Warum bekennt sich die Priesterbruderschaft nicht zum II. Vaticanum sowie zum Dokument "Nostra Aetate" über die Beziehung zu den Juden?

Pater Schmidberger antwortet im Interview unter anderem offenherzig (bzw. "großmütig"):

Die Konzilsaussagen zu den Juden … können nach einigen klärenden Worten so stehen bleiben, vorausgesetzt, man leitet aus ihnen nicht ab, die heutigen Juden hätten einen separaten Heilsweg außerhalb des fleischgewordenen Gottes, Unseres Herrn Jesus Christus. [Zur Holocaustleugnung Williamsons:] … Jedenfalls ist die Priesterbruderschaft St. Pius X. in ihrer Gesamtheit weit von jeder Art von Antisemitismus entfernt.

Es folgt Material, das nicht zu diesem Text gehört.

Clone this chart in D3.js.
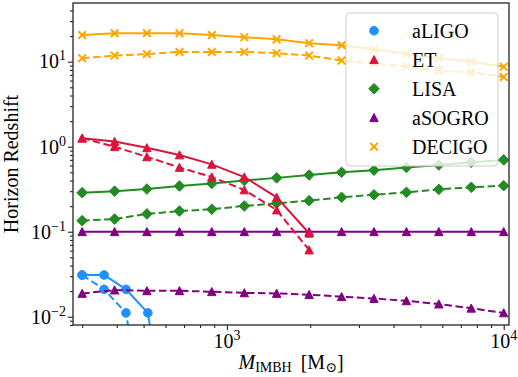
<!DOCTYPE html>
<html>
<head>
<meta charset="utf-8">
<script src="https://cdn.jsdelivr.net/npm/d3@7"></script>
<style>
body { margin: 0; background: #fff; }
text { font-family: "Liberation Serif", "DejaVu Serif", serif; fill: #000; }
</style>
</head>
<body>
<div id="graph"></div>
<script>
// masses (solar masses) where the horizon redshift was sampled
var massGrid = [300, 393, 514, 674, 882, 1156, 1513, 1982, 2596, 3399, 4452, 5830, 7635, 10000];
var ligoMass = [300, 360, 432, 518, 622];

// horizon redshift, solid and dashed curves for every detector
var ligoSolid = [0.031, 0.031, 0.021, 0.0111, 0.0003];
var ligoDashed = [0.031, 0.021, 0.0111, 0.0003];
var etSolid = [1.26, 1.15, 0.97, 0.80, 0.62, 0.44, 0.254, 0.096];
var etDashed = [1.26, 1.0, 0.76, 0.57, 0.44, 0.31, 0.18, 0.061];
var lisaSolid = [0.288, 0.30, 0.318, 0.345, 0.37, 0.40, 0.43, 0.465, 0.50, 0.53, 0.57, 0.61, 0.655, 0.70];
var lisaDashed = [0.135, 0.141, 0.162, 0.175, 0.184, 0.201, 0.216, 0.232, 0.254, 0.272, 0.291, 0.315, 0.333, 0.348];
var sogroSolid = [0.1, 0.1, 0.1, 0.1, 0.1, 0.1, 0.1, 0.1, 0.1, 0.1, 0.1, 0.1, 0.1, 0.1];
var sogroDashed = [0.0188, 0.0206, 0.0202, 0.0202, 0.0197, 0.0191, 0.0188, 0.0182, 0.0172, 0.0164, 0.0154, 0.0141, 0.0126, 0.0111];
var decigoSolid = [20.6, 21.6, 21.6, 21.6, 20.6, 19.4, 18.3, 16.5, 15.6, 14.0, 12.3, 11.0, 10.0, 8.7];
var decigoDashed = [11.0, 11.8, 12.3, 13.0, 13.0, 13.0, 12.6, 11.8, 10.3, 9.6, 8.7, 7.8, 7.5, 6.6];

var labels = ["aLIGO", "ET", "LISA", "aSOGRO", "DECIGO"];
var colors = ["#1e90ff", "#dc143c", "#228b22", "#800080", "#ffa500"];
var shapes = ["circle", "triangle", "diamond", "triangle", "times"];

var xMajor = [1000, 10000];
var yMajor = [0.01, 0.1, 1, 10];

var m = [3, 9, 52, 73]; // top right bottom left
var W = 518, H = 377;
var w = W - m[1] - m[3];
var h = H - m[0] - m[2];

var x = d3.scaleLog().domain([278, 10450]).range([0, w]);
var y = d3.scaleLog().domain([0.008, 49]).range([h, 0]);

var svg = d3.select("#graph").append("svg")
    .attr("width", W).attr("height", H);

svg.append("defs").append("clipPath").attr("id", "clip")
    .append("rect").attr("width", w).attr("height", h);

var g = svg.append("g").attr("transform", "translate(" + m[3] + "," + m[0] + ")");

function markerPath(shape) {
    if (shape == "circle") return d3.symbol(d3.symbolCircle, Math.PI * 4.3 * 4.3)();
    if (shape == "triangle") return "M0,-4.2L4.2,3.9L-4.2,3.9Z";
    if (shape == "diamond") return "M0,-5.3L5.3,0L0,5.3L-5.3,0Z";
    return "M-3.8,-3.8L3.8,3.8M-3.8,3.8L3.8,-3.8";
}

function drawMarker(sel, shape, color) {
    var p = sel.append("path").attr("d", markerPath(shape));
    if (shape == "times") {
        p.attr("fill", "none").attr("stroke", color).attr("stroke-width", 2);
    } else {
        p.attr("fill", color).attr("stroke", color).attr("stroke-width", 1);
    }
    return p;
}

var line = d3.line()
    .x(function (d) { return x(d[0]); })
    .y(function (d) { return y(d[1]); });

var plot = g.append("g").attr("clip-path", "url(#clip)");

function drawSeries(xs, vals, idx, dashed) {
    var pts = vals.map(function (v, i) { return [xs[i], v]; });
    plot.append("path")
        .attr("d", line(pts))
        .attr("fill", "none")
        .attr("stroke", colors[idx])
        .attr("stroke-width", 2)
        .attr("stroke-dasharray", dashed ? "7.5,3.5" : null);
    pts.forEach(function (p) {
        var mk = plot.append("g").attr("transform", "translate(" + x(p[0]) + "," + y(p[1]) + ")");
        drawMarker(mk, shapes[idx], colors[idx]);
    });
}

drawSeries(ligoMass, ligoSolid, 0, false);
drawSeries(ligoMass, ligoDashed, 0, true);
drawSeries(massGrid, lisaSolid, 2, false);
drawSeries(massGrid, lisaDashed, 2, true);
drawSeries(massGrid, sogroSolid, 3, false);
drawSeries(massGrid, sogroDashed, 3, true);
drawSeries(massGrid, decigoSolid, 4, false);
drawSeries(massGrid, decigoDashed, 4, true);
drawSeries(massGrid.slice(0, etSolid.length), etSolid, 1, false);
drawSeries(massGrid.slice(0, etDashed.length), etDashed, 1, true);

// axes: major and minor ticks, labels drawn separately
function minorTicks(scale) {
    return scale.ticks().filter(function (t) {
        var e = Math.log10(t);
        return Math.abs(e - Math.round(e)) > 1e-6;
    });
}

function styleAxis(a) {
    a.select(".domain").remove();
    a.selectAll("line").attr("stroke", "#222").attr("stroke-width", 1.1);
    a.selectAll("text").remove();
}

g.append("g").attr("transform", "translate(0," + h + ")")
    .call(d3.axisBottom(x).tickValues(xMajor).tickSize(5)).call(styleAxis);
g.append("g").attr("transform", "translate(0," + h + ")")
    .call(d3.axisBottom(x).tickValues(minorTicks(x)).tickSize(3)).call(styleAxis);
g.append("g")
    .call(d3.axisLeft(y).tickValues(yMajor).tickSize(5)).call(styleAxis);
g.append("g")
    .call(d3.axisLeft(y).tickValues(minorTicks(y)).tickSize(3)).call(styleAxis);

// frame
g.append("rect").attr("width", w).attr("height", h)
    .attr("fill", "none").attr("stroke", "#333").attr("stroke-width", 1.4);

function expLabel(t) {
    var e = Math.round(Math.log10(t));
    return e < 0 ? "\u2212" + (-e) : String(e);
}

xMajor.forEach(function (t) {
    var tx = g.append("text")
        .attr("x", x(t)).attr("y", h + 23)
        .attr("text-anchor", "middle").style("font-size", "20px");
    tx.append("tspan").text("10");
    tx.append("tspan").attr("dy", -8).style("font-size", "14px").text(expLabel(t));
});

yMajor.forEach(function (t) {
    var tx = g.append("text")
        .attr("x", -7).attr("y", y(t) + 6.8)
        .attr("text-anchor", "end").style("font-size", "20px");
    tx.append("tspan").text("10");
    tx.append("tspan").attr("dy", -8).style("font-size", "14px").text(expLabel(t));
});

// axis labels
var xl = svg.append("text")
    .attr("x", m[3] + w / 2).attr("y", 369)
    .attr("text-anchor", "middle").style("font-size", "20px");
xl.append("tspan").style("font-style", "italic").text("M");
xl.append("tspan").attr("dy", 3).style("font-size", "14px").text("IMBH");
xl.append("tspan").attr("dy", -3).text("\u2009 [M");
xl.append("tspan").attr("dy", 3).style("font-size", "14px").text("\u2299");
xl.append("tspan").attr("dy", -3).text("]");

svg.append("text")
    .attr("transform", "translate(18," + (m[0] + h / 2) + ") rotate(-90)")
    .attr("text-anchor", "middle").style("font-size", "20px")
    .text("Horizon Redshift");

// legend
var lg = svg.append("g").attr("transform", "translate(346,13)");
lg.append("rect").attr("width", 152).attr("height", 153).attr("rx", 4)
    .attr("fill", "#fff").attr("fill-opacity", 0.8)
    .attr("stroke", "#ccc").attr("stroke-width", 1);
labels.forEach(function (lab, i) {
    var row = lg.append("g").attr("transform", "translate(0," + (17.7 + i * 29) + ")");
    var mk = row.append("g").attr("transform", "translate(28,0)");
    drawMarker(mk, shapes[i], colors[i]);
    row.append("text").attr("x", 66).attr("y", 6.8)
        .style("font-size", "20px").text(lab);
});
</script>
</body>
</html>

Demnach bewertet der Pater religiös verbrämte antijüdische Hetze nicht als "Antisemitismus". Denn er selbst schreibt Ende 2008 in einem Weihnachtsrundbrief1 an die 27 deutschen Bischöfe:

Mit dem Kreuzestod Christi ist der Vorhang des Tempels zerrissen, der Alte Bund abgeschafft, wird die Kirche, die alle Völker, Kulturen, Rassen und sozialen Unterschiede umfasst, aus der durchbohrten Seite des Erlösers geboren. Damit sind aber die Juden unserer Tage nicht nur nicht unsere älteren Brüder im Glauben, wie der Papst bei seinem Synagogenbesuch in Rom 1986 behauptete; sie sind vielmehr des Gottesmordes mitschuldig, so lange sie sich nicht durch das Bekenntnis der Gottheit Christi und die Taufe von der Schuld ihrer Vorväter distanzieren. Im Gegensatz dazu behauptet das II. Vatikanum, man könne die Ereignisse des Leidens Christi weder allen damals lebenden Juden ohne Unterschied noch den heutigen Juden zur Last legen (§ 4).

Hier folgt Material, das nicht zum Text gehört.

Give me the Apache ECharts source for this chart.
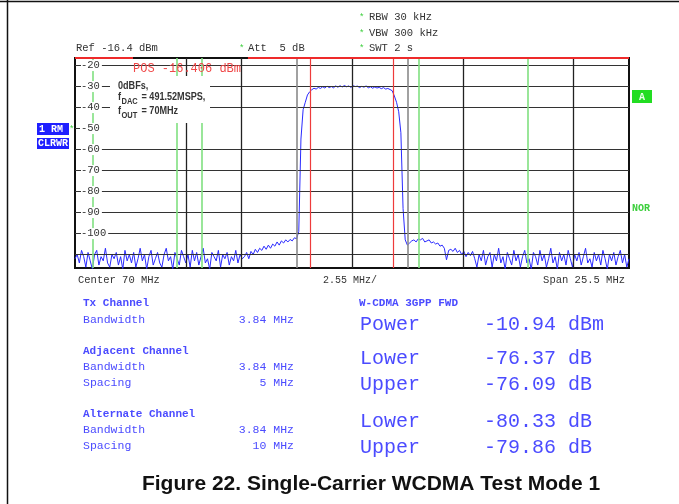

Die Fülle an Informationen und weiterführenden Quellen, die man bezogen auf die "Pius-Brüder" und speziell auch zu Pater Schmidberger schon mittels einer einfachen Internet-Recherche bei Wikipedia ermitteln kann, ist unglaublich. Beim RP-Interviewpartner handelt es sich um einen Priester, der noch vor wenigen Wochen skandalträchtig gegen "die Juden" als "mitschuldig" am "Gottesmord" gehetzt hat.2 Entsprechende redaktionelle Ergänzungen zum aktuellen Schmidberger-Interview waren in der "Rheinischen Post" leider nicht zu entdecken.

Für Leser, denen keine Zeit oder Technik für eigene Erkundungen zur Verfügung steht, bleibt als Lektüre-Eindruck haften:

  1. Die Pius-Bruderschaft will das Konzilsdokument über die Juden anerkennen.
  2. Sie bestreitet jeden "Antisemitismus".
  3. Der Vater ihres Gründers Lefebvre ist in einem deutschen KZ gestorben.

Alles also gar nicht so, wie es die Kirchenfeinde hochdramatisch darstellen? Der RP-Redakteur könnte sich mit Defiziten an höchster Stelle trösten. Die Ortskirche, so sollen wir ja allen Ernstes glauben, habe auch vom Schmidberger-Skandal nichts an den Vatikan mitgeteilt, und in Rom selbst habe einfach wieder gewaltet, was sogar ein Kardinal der apostolischen Zentrale vorwirft: "schlampige Recherche".